How to use .predict_generator() on new Images - Keras

I had some trouble with predict_generator(). Some posts here helped a lot. I post my solution here as well and hope it will help others. What I do:

  • Make predictions on new images using predict_generator()
  • Get filename for each prediction
  • Store results in a data frame

I make binary predictions à la "cats and dogs" as documented here. However, the logic can be generalised to multiclass cases. In this case the outcome of the prediction has one column per class.

First, I load my stored model and set up the data generator:

import numpy as np
import pandas as pd
from keras.preprocessing.image import ImageDataGenerator
from keras.models import load_model

# Load model
model = load_model('my_model_01.hdf5')

test_datagen = ImageDataGenerator(rescale=1./255)
test_generator = test_datagen.flow_from_directory(
        "C:/kerasimages/pred/",
        target_size=(150, 150),
        batch_size=20,
        class_mode='binary',
        shuffle=False)

Note: it is important to specify shuffle=False in order to preserve the order of filenames and predictions.

Images are stored in C:/kerasimages/pred/images/. The data generator will only look for images in subfolders of C:/kerasimages/pred/ (as specified in test_generator). It is important to respect the logic of the data generator, so the subfolder /images/ is required. Each subfolder in C:/kerasimages/pred/ is interpreted as one class by the generator. Here, the generator will report Found x images belonging to 1 classes (since there is only one subfolder). If we make predictions, classes (as detected by the generator) are not relevant.

Now, I can make predictions using the generator:

# Predict from generator (returns probabilities)
pred=model.predict_generator(test_generator, steps=len(test_generator), verbose=1)

Resetting the generator is not required in this case, but if a generator has been set up before, it may be necessary to rest it using test_generator.reset().

Next I round probabilities to get classes and I retrieve filenames:

# Get classes by np.round
cl = np.round(pred)
# Get filenames (set shuffle=false in generator is important)
filenames=test_generator.filenames

Finally, results can be stored in a data frame:

# Data frame
results=pd.DataFrame({"file":filenames,"pr":pred[:,0], "class":cl[:,0]})

So first of all the test images should be placed inside a separate folder inside the test folder. So in my case I made another folder inside test folder and named it all_classes. Then ran the following code:

test_generator = test_datagen.flow_from_directory(
    directory=pred_dir,
    target_size=(28, 28),
    color_mode="rgb",
    batch_size=32,
    class_mode=None,
    shuffle=False
)

The above code gives me an output:

Found 306 images belonging to 1 class

And most importantly you've to write the following code:

test_generator.reset()

else weird outputs will come. Then using the .predict_generator() function:

pred=cnn.predict_generator(test_generator,verbose=1,steps=306/batch_size)

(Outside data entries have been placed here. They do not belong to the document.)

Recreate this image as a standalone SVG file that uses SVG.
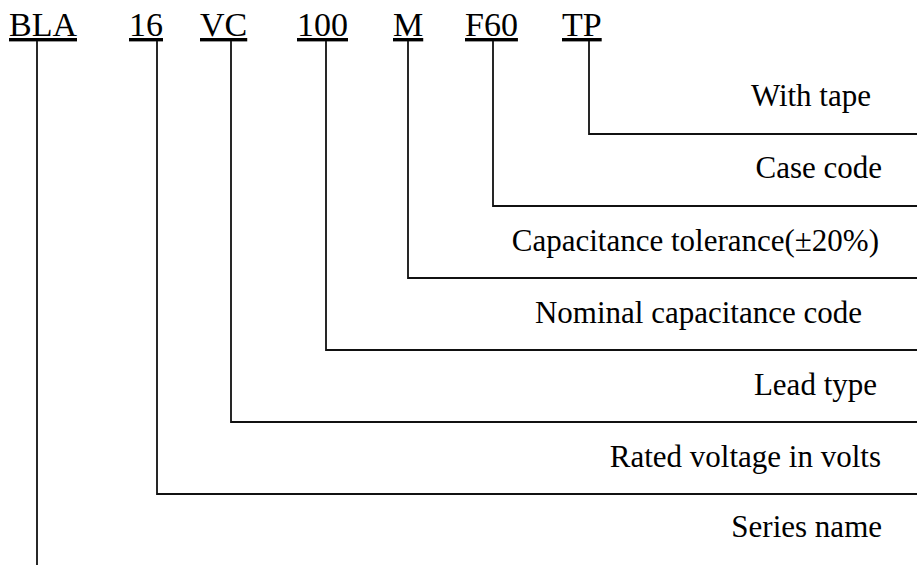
<svg xmlns="http://www.w3.org/2000/svg" width="917" height="565" viewBox="0 0 917 565">
<style>
.code{font-family:"Liberation Serif","Times New Roman",serif;font-size:34px;fill:#000;text-decoration:underline}
.lbl{font-family:"Liberation Serif","Times New Roman",serif;font-size:31px;fill:#000;text-anchor:end}
.ln{fill:none;stroke:#111;stroke-width:1.8}
</style>
<rect width="917" height="565" fill="#fff"/>
<g id="codes">
<text id="c-bla" class="code" x="9" y="36">BLA</text>
<text id="c-16" class="code" x="129" y="36">16</text>
<text id="c-vc" class="code" x="200" y="36">VC</text>
<text id="c-100" class="code" x="297" y="36">100</text>
<text id="c-m" class="code" x="393" y="36">M</text>
<text id="c-f60" class="code" x="465" y="36">F60</text>
<text id="c-tp" class="code" x="562" y="36">TP</text>
</g>
<g id="labels">
<text id="l-tape" class="lbl" x="871" y="106">With tape</text>
<text id="l-case" class="lbl" x="882" y="178">Case code</text>
<text id="l-tol" class="lbl" x="879" y="251">Capacitance tolerance(±20%)</text>
<text id="l-nom" class="lbl" x="862" y="323">Nominal capacitance code</text>
<text id="l-lead" class="lbl" x="877" y="395">Lead type</text>
<text id="l-volt" class="lbl" x="881" y="467">Rated voltage in volts</text>
<text id="l-series" class="lbl" x="882" y="537">Series name</text>
</g>
<g id="connectors">
<path class="ln" d="M589 41V134H917"/>
<path class="ln" d="M493 41V206H917"/>
<path class="ln" d="M408 41V278H917"/>
<path class="ln" d="M326 41V350H917"/>
<path class="ln" d="M231 41V422H917"/>
<path class="ln" d="M157 41V494H917"/>
<path class="ln" d="M37 41V565"/>
</g>
</svg>
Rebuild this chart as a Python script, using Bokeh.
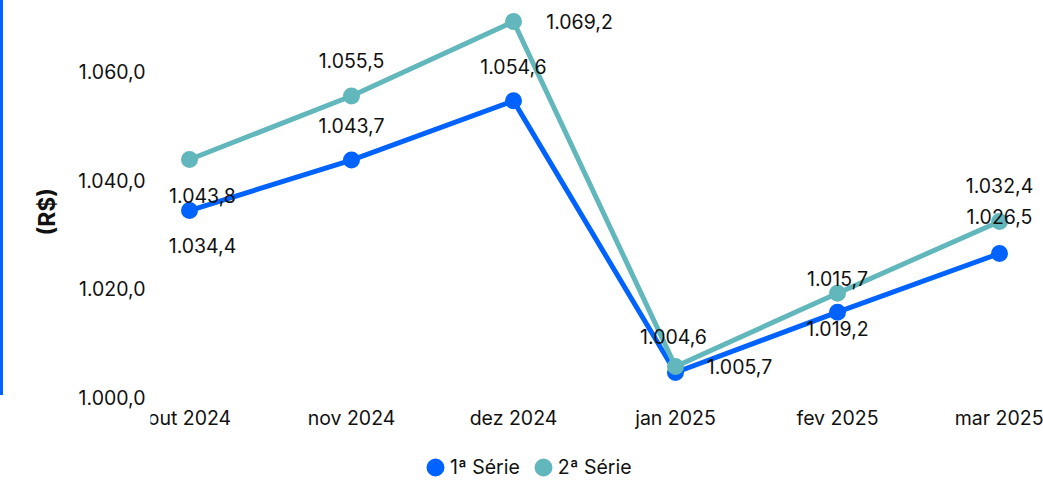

Running the above code will give output in probabilities so at first I need to convert them to class number. In my case it was 4 classes, so class numbers were 0,1,2 and 3.

Code written:

predicted_class_indices=np.argmax(pred,axis=1)

Next step is I want the name of the classes:

labels = (train_generator.class_indices)
labels = dict((v,k) for k,v in labels.items())
predictions = [labels[k] for k in predicted_class_indices]

Where by class numbers will be replaced by the class names. One final step if you want to save it to a csv file, arrange it in a dataframe with the image names appended with the class predicted.

filenames=test_generator.filenames
results=pd.DataFrame({"Filename":filenames,
                      "Predictions":predictions})

Display your dataframe. Everything is done now. You get all the predicted class for your images.